Toutefois je n’avais aucun moyen de savoir si c’était vrai. Je n’étais pas innocent au point de croire une personne que je venais de rencontrer. Le sourire aux lèvres, un autre homme qui écoutait son histoire à côté de moi secouait la tête en murmurant « non, non, non… » Par la suite, Il m’a dit qu’il était franco-italien. Il avait en effet les traits prononcés d’un Méditerranéen. Je lui ai demandé s’il était né à Strasbourg.

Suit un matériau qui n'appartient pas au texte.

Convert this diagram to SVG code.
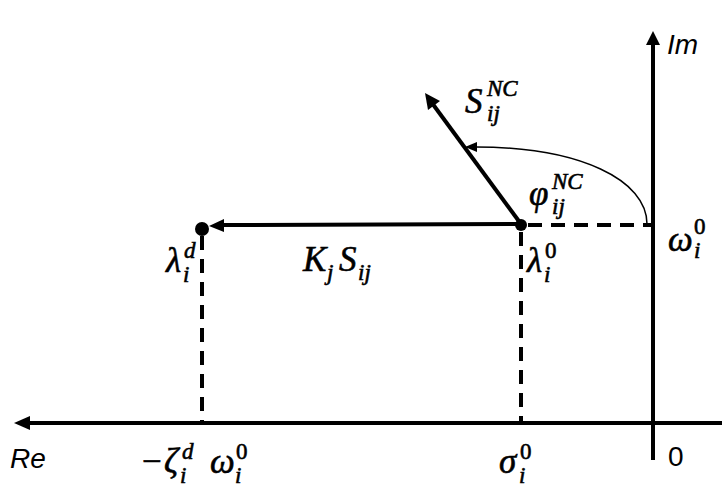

« Non, je ne suis pas né à Strasbourg.
- Mais vous êtes né en France ?
- Non.
- En Italie ?
- Non.
- Où alors ?
- À Monaco, m’a-t-il dit.
- Monaco ! »
Et il s'est mis à me raconter sa rencontre avec Grace Kelly. Il m’a dit que lorsqu’il avait six ans, à Monaco, à l’occasion d’un spectacle quelconque, cette princesse de Monaco lui avait fait un câlin. J’ai arrêté de boire mon rosé et j’ai levé la tête. Ses yeux étaient tout à fait sérieux. Cet homme aujourd'hui d’âge mûr, dont chaque ride devait connaître toute l’amertume de la vie, avait sans doute été un enfant candide et mignon, me suis-je dit. Toutefois, je ne pouvais pas croire d’emblée à cette histoire.
En regardant la silhouette de femmes et d'hommes fumer dans le balcon, j’ai commencé à penser que la véracité de son récit importait peu. Si Grace Kelly l’a embrassé, c’est une expérience formidable. Même si c'était une histoire qu'il a improvisée pour m'égayer, je voyais sur son visage ridé l'image d’un enfant qu’elle tenait dans ses bras.